Raw data →
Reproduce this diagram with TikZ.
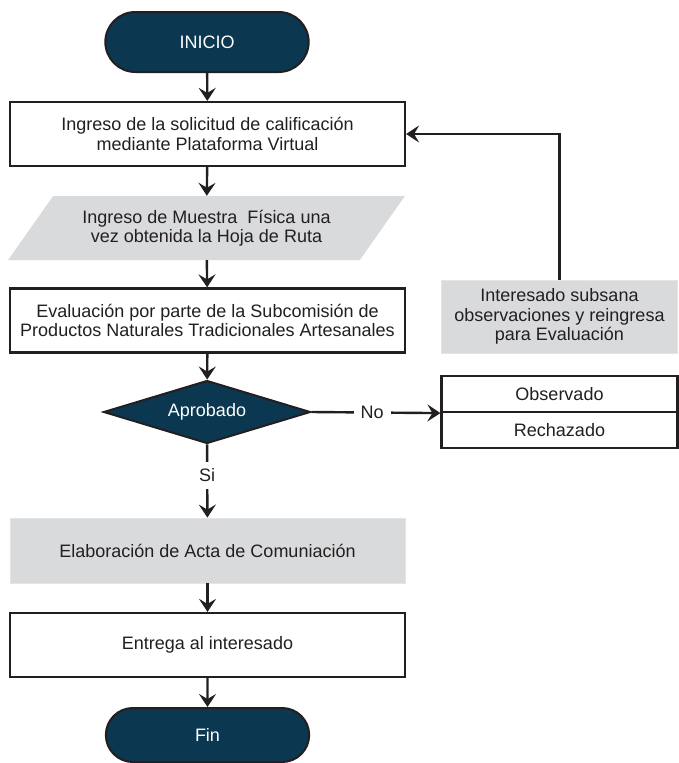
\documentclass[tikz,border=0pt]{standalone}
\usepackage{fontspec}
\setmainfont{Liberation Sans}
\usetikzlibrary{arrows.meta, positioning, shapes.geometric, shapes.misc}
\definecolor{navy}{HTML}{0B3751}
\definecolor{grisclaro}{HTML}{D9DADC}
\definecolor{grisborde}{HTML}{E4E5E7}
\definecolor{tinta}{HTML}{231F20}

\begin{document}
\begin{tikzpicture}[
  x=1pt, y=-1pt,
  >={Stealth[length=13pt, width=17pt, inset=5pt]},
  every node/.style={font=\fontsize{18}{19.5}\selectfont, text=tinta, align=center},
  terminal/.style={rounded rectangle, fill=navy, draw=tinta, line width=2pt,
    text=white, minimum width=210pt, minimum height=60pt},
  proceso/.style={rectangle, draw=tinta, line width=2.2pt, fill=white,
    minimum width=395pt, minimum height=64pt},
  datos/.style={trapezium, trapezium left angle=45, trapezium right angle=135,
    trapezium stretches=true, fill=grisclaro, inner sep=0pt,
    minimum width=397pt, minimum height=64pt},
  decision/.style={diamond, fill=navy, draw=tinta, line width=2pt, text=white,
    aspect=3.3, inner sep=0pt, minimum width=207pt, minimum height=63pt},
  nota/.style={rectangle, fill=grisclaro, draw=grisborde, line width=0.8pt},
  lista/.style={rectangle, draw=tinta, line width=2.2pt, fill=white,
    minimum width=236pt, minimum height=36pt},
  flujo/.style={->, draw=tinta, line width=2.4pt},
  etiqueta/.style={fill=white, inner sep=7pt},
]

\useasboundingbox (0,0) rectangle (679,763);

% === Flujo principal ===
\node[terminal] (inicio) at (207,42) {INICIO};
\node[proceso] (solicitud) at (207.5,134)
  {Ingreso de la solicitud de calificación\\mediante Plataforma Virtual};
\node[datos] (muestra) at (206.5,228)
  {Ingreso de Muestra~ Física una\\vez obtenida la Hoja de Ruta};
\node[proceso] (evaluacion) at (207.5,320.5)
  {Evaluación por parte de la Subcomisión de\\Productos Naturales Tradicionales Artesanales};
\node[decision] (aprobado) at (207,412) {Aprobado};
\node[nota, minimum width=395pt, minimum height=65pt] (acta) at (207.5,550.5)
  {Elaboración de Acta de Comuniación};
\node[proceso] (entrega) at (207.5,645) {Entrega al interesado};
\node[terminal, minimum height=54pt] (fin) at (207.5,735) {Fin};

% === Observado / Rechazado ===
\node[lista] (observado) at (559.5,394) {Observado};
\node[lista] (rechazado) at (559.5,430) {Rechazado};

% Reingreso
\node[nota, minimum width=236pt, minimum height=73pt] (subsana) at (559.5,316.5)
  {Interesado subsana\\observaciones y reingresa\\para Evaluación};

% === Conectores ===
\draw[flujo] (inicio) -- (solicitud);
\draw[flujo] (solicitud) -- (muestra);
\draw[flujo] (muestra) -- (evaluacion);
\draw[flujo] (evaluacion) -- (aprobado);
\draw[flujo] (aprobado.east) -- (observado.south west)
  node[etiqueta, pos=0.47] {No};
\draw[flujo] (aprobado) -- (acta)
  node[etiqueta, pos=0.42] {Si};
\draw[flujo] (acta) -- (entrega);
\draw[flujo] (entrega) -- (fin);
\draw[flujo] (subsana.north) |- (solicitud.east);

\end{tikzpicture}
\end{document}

Stated goal → Write out the data precisely as given, excluding the pictures.

Output for this task →
Reproduce this diagram with TikZ.
\documentclass[tikz,border=0pt]{standalone}
\usepackage{fontspec}
\setmainfont{Liberation Sans}
\usetikzlibrary{arrows.meta, positioning, shapes.geometric, shapes.misc}
\definecolor{navy}{HTML}{0B3751}
\definecolor{grisclaro}{HTML}{D9DADC}
\definecolor{grisborde}{HTML}{E4E5E7}
\definecolor{tinta}{HTML}{231F20}

\begin{document}
\begin{tikzpicture}[
  x=1pt, y=-1pt,
  >={Stealth[length=13pt, width=17pt, inset=5pt]},
  every node/.style={font=\fontsize{18}{19.5}\selectfont, text=tinta, align=center},
  terminal/.style={rounded rectangle, fill=navy, draw=tinta, line width=2pt,
    text=white, minimum width=210pt, minimum height=60pt},
  proceso/.style={rectangle, draw=tinta, line width=2.2pt, fill=white,
    minimum width=395pt, minimum height=64pt},
  datos/.style={trapezium, trapezium left angle=45, trapezium right angle=135,
    trapezium stretches=true, fill=grisclaro, inner sep=0pt,
    minimum width=397pt, minimum height=64pt},
  decision/.style={diamond, fill=navy, draw=tinta, line width=2pt, text=white,
    aspect=3.3, inner sep=0pt, minimum width=207pt, minimum height=63pt},
  nota/.style={rectangle, fill=grisclaro, draw=grisborde, line width=0.8pt},
  lista/.style={rectangle, draw=tinta, line width=2.2pt, fill=white,
    minimum width=236pt, minimum height=36pt},
  flujo/.style={->, draw=tinta, line width=2.4pt},
  etiqueta/.style={fill=white, inner sep=7pt},
]

\useasboundingbox (0,0) rectangle (679,763);

% === Flujo principal ===
\node[terminal] (inicio) at (207,42) {INICIO};
\node[proceso] (solicitud) at (207.5,134)
  {Ingreso de la solicitud de calificación\\mediante Plataforma Virtual};
\node[datos] (muestra) at (206.5,228)
  {Ingreso de Muestra~ Física una\\vez obtenida la Hoja de Ruta};
\node[proceso] (evaluacion) at (207.5,320.5)
  {Evaluación por parte de la Subcomisión de\\Productos Naturales Tradicionales Artesanales};
\node[decision] (aprobado) at (207,412) {Aprobado};
\node[nota, minimum width=395pt, minimum height=65pt] (acta) at (207.5,550.5)
  {Elaboración de Acta de Comuniación};
\node[proceso] (entrega) at (207.5,645) {Entrega al interesado};
\node[terminal, minimum height=54pt] (fin) at (207.5,735) {Fin};

% === Observado / Rechazado ===
\node[lista] (observado) at (559.5,394) {Observado};
\node[lista] (rechazado) at (559.5,430) {Rechazado};

% Reingreso
\node[nota, minimum width=236pt, minimum height=73pt] (subsana) at (559.5,316.5)
  {Interesado subsana\\observaciones y reingresa\\para Evaluación};

% === Conectores ===
\draw[flujo] (inicio) -- (solicitud);
\draw[flujo] (solicitud) -- (muestra);
\draw[flujo] (muestra) -- (evaluacion);
\draw[flujo] (evaluacion) -- (aprobado);
\draw[flujo] (aprobado.east) -- (observado.south west)
  node[etiqueta, pos=0.47] {No};
\draw[flujo] (aprobado) -- (acta)
  node[etiqueta, pos=0.42] {Si};
\draw[flujo] (acta) -- (entrega);
\draw[flujo] (entrega) -- (fin);
\draw[flujo] (subsana.north) |- (solicitud.east);

\end{tikzpicture}
\end{document}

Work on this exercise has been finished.